(Records from a data collection)

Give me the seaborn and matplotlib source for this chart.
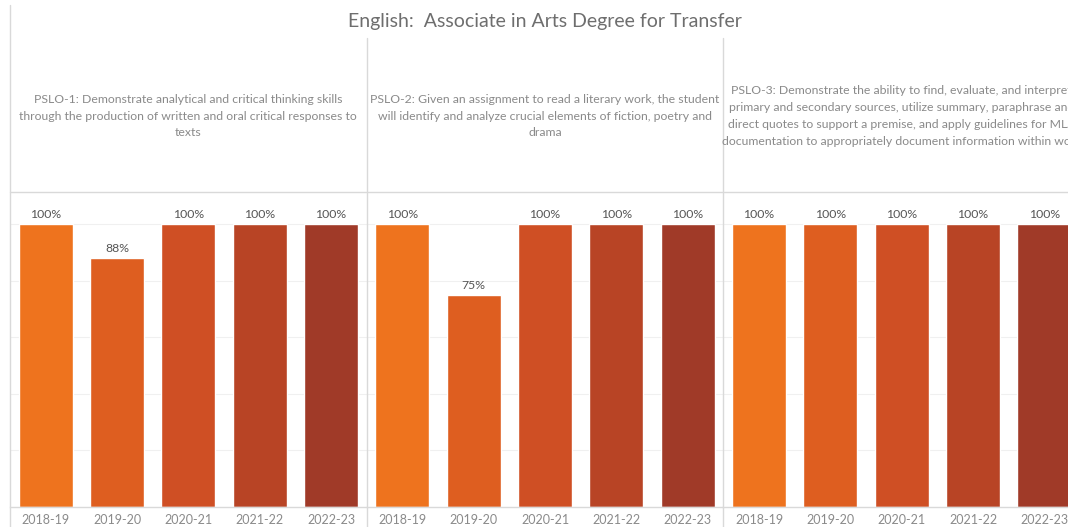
import matplotlib
matplotlib.use("Agg")
import matplotlib.pyplot as plt
from matplotlib.lines import Line2D
import seaborn as sns
import pandas as pd

# ---- data ----
years = ["2018-19", "2019-20", "2020-21", "2021-22", "2022-23"]
pslo_labels = [
    "PSLO-1: Demonstrate analytical and critical thinking skills\nthrough the production of written and oral critical responses to\ntexts",
    "PSLO-2: Given an assignment to read a literary work, the student\nwill identify and analyze crucial elements of fiction, poetry and\ndrama",
    "PSLO-3: Demonstrate the ability to find, evaluate, and interpret\nprimary and secondary sources, utilize summary, paraphrase and\ndirect quotes to support a premise, and apply guidelines for MLA\ndocumentation to appropriately document information within work",
]
pslo1_values = [100, 88, 100, 100, 100]
pslo2_values = [100, 75, 100, 100, 100]
pslo3_values = [100, 100, 100, 100, 100]
title = "English:  Associate in Arts Degree for Transfer"
year_colors = ["#EE731E", "#DE5E20", "#CF4F24", "#B84425", "#A03A28"]

series = [pslo1_values, pslo2_values, pslo3_values]
frames = []
for lab, vals in zip(pslo_labels, series):
    frames.append(pd.DataFrame({"pslo": lab, "year": years, "pct": vals}))
df = pd.concat(frames, ignore_index=True)

sns.set_theme(style="white")
plt.rcParams["font.family"] = ["Lato", "DejaVu Sans"]

W, H = 1068, 527
fig = plt.figure(figsize=(W / 100, H / 100), dpi=100)
fig.patch.set_facecolor("white")

def fx(x):
    return x / W

def fy(y):
    return 1 - y / H

x0 = 10
pw = 356.67
top_y, base_y, full_y = 192, 507, 224
ymax = 100 * (base_y - top_y) / (base_y - full_y)

line_col = "#d9d9d9"

for i, lab in enumerate(pslo_labels):
    left = x0 + i * pw
    ax = fig.add_axes([fx(left), fy(base_y), pw / W, (base_y - top_y) / H])
    sub = df[df["pslo"] == lab]
    sns.barplot(data=sub, x="year", y="pct", hue="year", palette=year_colors,
                order=years, hue_order=years, dodge=False, width=0.76,
                legend=False, ax=ax, saturation=1)
    ax.set_ylim(0, ymax)
    ax.set_xlim(-0.5, 4.5)
    for g in [20, 40, 60, 80, 100]:
        ax.axhline(g, color="#f0f0f0", lw=0.8, zorder=0)
    ax.set_axisbelow(True)
    for s in ax.spines.values():
        s.set_visible(False)
    ax.spines["bottom"].set_visible(True)
    ax.spines["bottom"].set_color(line_col)
    ax.spines["bottom"].set_linewidth(1)
    ax.set_yticks([])
    ax.set_xlabel("")
    ax.set_ylabel("")
    ax.tick_params(axis="x", length=0, pad=5, labelsize=9, labelcolor="#8a8a8a")
    for c in ax.containers:
        ax.bar_label(c, labels=[f"{v:.0f}%" for v in c.datavalues],
                     padding=3, fontsize=8.8, color="#555555")
    # header text
    fig.text(fx(left + pw / 2), fy(116), lab, ha="center", va="center",
             fontsize=8.85, color="#8a8a8a", linespacing=1.64)
    # divider line
    if i > 0:
        fig.add_artist(Line2D([fx(left), fx(left)], [fy(38), 0],
                              color=line_col, lw=1))

# left border and header separator
fig.add_artist(Line2D([fx(x0), fx(x0)], [fy(5), 0], color=line_col, lw=1))
fig.add_artist(Line2D([fx(x0), 1], [fy(top_y), fy(top_y)], color=line_col, lw=1))

fig.text(fx(545), fy(22), title, ha="center", va="center",
         fontsize=14, color="#6e6e6e")

fig.savefig("out.png", dpi=100, facecolor="white")
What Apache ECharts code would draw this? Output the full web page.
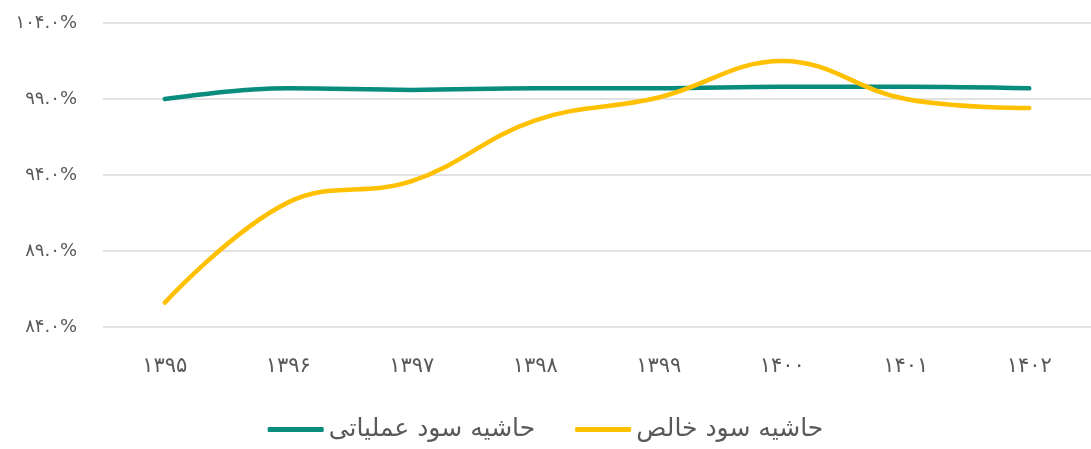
<!DOCTYPE html>
<html>
<head>
<meta charset="utf-8">
<script src="https://cdn.jsdelivr.net/npm/echarts@6/dist/echarts.min.js"></script>
<style>
  html, body { margin: 0; padding: 0; background: #fff; }
  #chart { width: 1091px; height: 449px; }
</style>
</head>
<body>
<div id="chart"></div>
<script>
// years (shamsi)
var years = ['1395', '1396', '1397', '1398', '1399', '1400', '1401', '1402']
var operatingMargin = [99.0, 99.7, 99.6, 99.7, 99.7, 99.8, 99.8, 99.7]
var netMargin = [85.6, 92.2, 93.6, 97.6, 99.1, 101.5, 99.0, 98.4]
var seriesNames = ['حاشیه سود عملیاتی', 'حاشیه سود خالص']

function toFa(s) {
  return String(s).replace(/[0-9]/g, function(d) {
    return '۰۱۲۳۴۵۶۷۸۹'[+d]
  })
}

var fontFamily = '"DejaVu Sans", sans-serif'
var chart = echarts.init(document.getElementById('chart'))
chart.setOption({
  animation: false,
  textStyle: { fontFamily: fontFamily },
  grid: {
    left: 103,
    right: 0,
    top: 23,
    bottom: 122
  },
  legend: {
    bottom: 2,
    left: 'center',
    itemWidth: 56,
    itemHeight: 5,
    itemGap: 40,
    icon: 'roundRect',
    textStyle: { fontSize: 25, color: '#595959', fontFamily: fontFamily },
    data: seriesNames
  },
  xAxis: {
    type: 'category',
    data: years,
    axisLine: { show: false },
    axisTick: { show: false },
    axisLabel: {
      margin: 29,
      fontSize: 21,
      color: '#595959',
      formatter: function(v) { return toFa(v) }
    }
  },
  yAxis: {
    type: 'value',
    min: 84,
    max: 104,
    interval: 5,
    axisLine: { show: false },
    axisTick: { show: false },
    axisLabel: {
      margin: 26,
      fontSize: 18,
      color: '#595959',
      formatter: function(v) { return toFa(v.toFixed(1)) + '%' }
    },
    splitLine: { lineStyle: { color: '#d9d9d9', width: 1.5 } }
  },
  series: [
    {
      name: seriesNames[0],
      type: 'line',
      smooth: 0.4,
      symbol: 'none',
      data: operatingMargin,
      itemStyle: { color: '#078c7d' },
      lineStyle: { color: '#078c7d', width: 4.5, cap: 'round' }
    },
    {
      name: seriesNames[1],
      type: 'line',
      smooth: 0.4,
      symbol: 'none',
      data: netMargin,
      itemStyle: { color: '#ffc000' },
      lineStyle: { color: '#ffc000', width: 4.5, cap: 'round' }
    }
  ]
})
</script>
</body>
</html>
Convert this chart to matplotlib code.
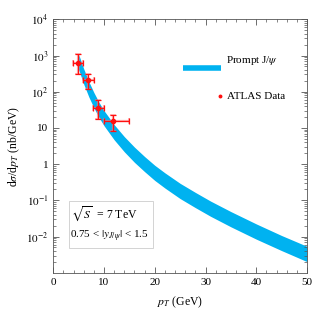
import numpy as np
import matplotlib
matplotlib.use("Agg")
import matplotlib.pyplot as plt
from matplotlib.ticker import FixedLocator, FixedFormatter, MultipleLocator, LogLocator, NullFormatter

plt.rcParams["font.family"] = ["Liberation Serif", "DejaVu Serif"]
plt.rcParams["mathtext.fontset"] = "stix"

# prompt J/psi band (upper / lower edge), nb/GeV
pt_band = [5, 6, 7, 8, 9, 10, 12, 14, 16, 18, 20, 22, 25, 28, 31, 35, 40, 45, 50]
band_hi = [1070, 427, 191, 95, 51, 30, 12.3, 5.75, 2.95, 1.62, 0.93, 0.575, 0.295,
           0.166, 0.0955, 0.049, 0.0224, 0.0107, 0.0054]
band_lo = [407, 162, 72, 36, 19.5, 11.5, 4.7, 2.19, 1.12, 0.62, 0.355, 0.219, 0.112,
           0.063, 0.0363, 0.0186, 0.0085, 0.0041, 0.00204]

# ATLAS data
pt_data = [4.9, 6.9, 8.86, 11.8]
xs_data = [608, 210, 36, 15.3]
xs_lo = [300, 121, 17.9, 8.1]
xs_hi = [1120, 318, 58.5, 22.5]
pt_lo = [3.94, 5.9, 7.87, 10.0]
pt_hi = [5.91, 8.0, 9.98, 14.96]

yerr = [np.array(xs_data) - np.array(xs_lo), np.array(xs_hi) - np.array(xs_data)]
xerr = [np.array(pt_data) - np.array(pt_lo), np.array(pt_hi) - np.array(pt_data)]

fig = plt.figure(figsize=(3.16, 3.16), dpi=100)
ax = fig.add_axes([0.1687, 0.1367, 0.8028, 0.8022])

blue = "#00B2F0"
ax.fill_between(pt_band, band_lo, band_hi, color=blue, lw=0)

# light systematic layer + solid statistical layer
ax.errorbar(pt_data, xs_data, xerr=xerr, yerr=yerr, fmt="none", ecolor="#FF8080",
            elinewidth=1.6, capsize=2.5, capthick=1.2, alpha=0.6)
ax.errorbar(pt_data, xs_data, xerr=xerr, yerr=yerr, fmt="o", color="#FF1010",
            ms=3, elinewidth=0.9, capsize=2, capthick=0.9)

ax.set_yscale("log")
ax.set_xlim(0, 50)
ax.set_ylim(1e-3, 1e4)

ax.yaxis.set_major_locator(FixedLocator([1e-2, 1e-1, 1, 10, 1e2, 1e3, 1e4]))
ax.yaxis.set_major_formatter(FixedFormatter(
    [r"$10^{-2}$", r"$10^{-1}$", "1", "10", r"$10^{2}$", r"$10^{3}$", r"$10^{4}$"]))
ax.yaxis.set_minor_locator(LogLocator(base=10, subs=np.arange(2, 10), numticks=20))
ax.yaxis.set_minor_formatter(NullFormatter())
ax.xaxis.set_major_locator(MultipleLocator(10))
ax.xaxis.set_minor_locator(MultipleLocator(2))

ax.tick_params(which="both", direction="in", top=True, right=True, labelsize=8, color="#555555")
ax.tick_params(which="major", length=4, width=0.6)
ax.tick_params(which="minor", length=2, width=0.5)
for s in ax.spines.values():
    s.set_linewidth(0.6)
    s.set_color("#555555")

ax.set_xlabel(r"$p_T$ (GeV)", fontsize=8.5, labelpad=6)
ax.set_ylabel(r"d$\sigma$/d$p_T$ (nb/GeV)", fontsize=8.5, labelpad=3)

# legend, drawn by hand
ax.plot([0.512, 0.662], [0.808, 0.808], transform=ax.transAxes, color=blue, lw=4, solid_capstyle="butt")
ax.text(0.681, 0.839, r"Prompt J/$\psi$", transform=ax.transAxes, fontsize=8, va="center")
ax.plot([0.657], [0.697], transform=ax.transAxes, marker="o", ms=1.8, color="#FF1010")
ax.text(0.685, 0.697, "ATLAS Data", transform=ax.transAxes, fontsize=8, va="center")

# info box
ax.add_patch(plt.Rectangle((0.062, 0.098), 0.331, 0.185, transform=ax.transAxes,
                           fill=False, ec="#CCCCCC", lw=0.6))
ax.text(0.068, 0.232, r"$\sqrt{S}$  = 7 TeV", transform=ax.transAxes, fontsize=8.5, va="center")
ax.text(0.066, 0.145, r"0.75 < $|y_{J/\psi}|$ < 1.5", transform=ax.transAxes, fontsize=8, va="center")

fig.savefig("out.png", dpi=100)
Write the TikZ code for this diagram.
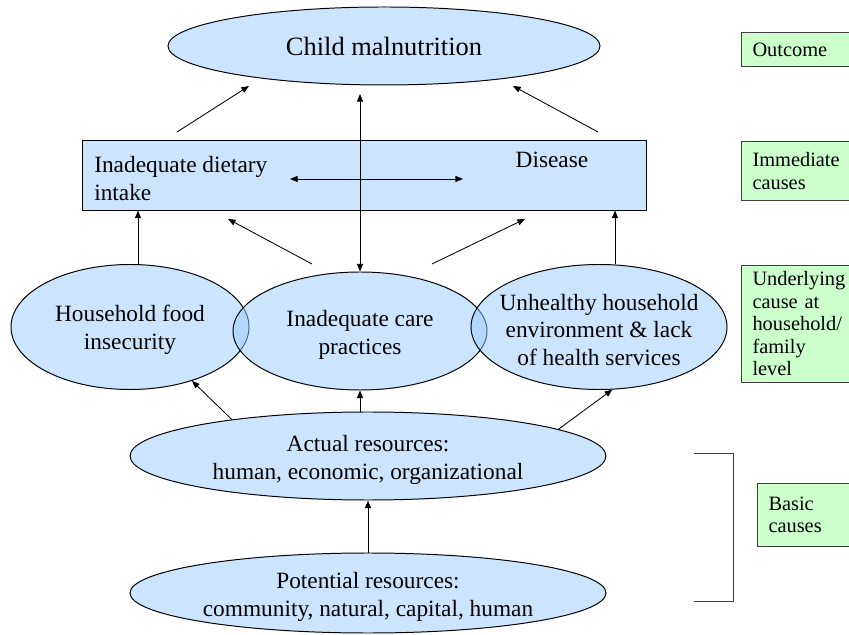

## [TASK STATEMENT]
Begin with the line that contains "Convert this chart to matplotlib code." and end with the line that contains "ax.set_ylim(1e-3, 1e4)"; write out both and all lines between exactly, but no pictures.

## [PROBLEM SOLUTION]
Convert this chart to matplotlib code.
import numpy as np
import matplotlib
matplotlib.use("Agg")
import matplotlib.pyplot as plt
from matplotlib.ticker import FixedLocator, FixedFormatter, MultipleLocator, LogLocator, NullFormatter

plt.rcParams["font.family"] = ["Liberation Serif", "DejaVu Serif"]
plt.rcParams["mathtext.fontset"] = "stix"

# prompt J/psi band (upper / lower edge), nb/GeV
pt_band = [5, 6, 7, 8, 9, 10, 12, 14, 16, 18, 20, 22, 25, 28, 31, 35, 40, 45, 50]
band_hi = [1070, 427, 191, 95, 51, 30, 12.3, 5.75, 2.95, 1.62, 0.93, 0.575, 0.295,
           0.166, 0.0955, 0.049, 0.0224, 0.0107, 0.0054]
band_lo = [407, 162, 72, 36, 19.5, 11.5, 4.7, 2.19, 1.12, 0.62, 0.355, 0.219, 0.112,
           0.063, 0.0363, 0.0186, 0.0085, 0.0041, 0.00204]

# ATLAS data
pt_data = [4.9, 6.9, 8.86, 11.8]
xs_data = [608, 210, 36, 15.3]
xs_lo = [300, 121, 17.9, 8.1]
xs_hi = [1120, 318, 58.5, 22.5]
pt_lo = [3.94, 5.9, 7.87, 10.0]
pt_hi = [5.91, 8.0, 9.98, 14.96]

yerr = [np.array(xs_data) - np.array(xs_lo), np.array(xs_hi) - np.array(xs_data)]
xerr = [np.array(pt_data) - np.array(pt_lo), np.array(pt_hi) - np.array(pt_data)]

fig = plt.figure(figsize=(3.16, 3.16), dpi=100)
ax = fig.add_axes([0.1687, 0.1367, 0.8028, 0.8022])

blue = "#00B2F0"
ax.fill_between(pt_band, band_lo, band_hi, color=blue, lw=0)

# light systematic layer + solid statistical layer
ax.errorbar(pt_data, xs_data, xerr=xerr, yerr=yerr, fmt="none", ecolor="#FF8080",
            elinewidth=1.6, capsize=2.5, capthick=1.2, alpha=0.6)
ax.errorbar(pt_data, xs_data, xerr=xerr, yerr=yerr, fmt="o", color="#FF1010",
            ms=3, elinewidth=0.9, capsize=2, capthick=0.9)

ax.set_yscale("log")
ax.set_xlim(0, 50)
ax.set_ylim(1e-3, 1e4)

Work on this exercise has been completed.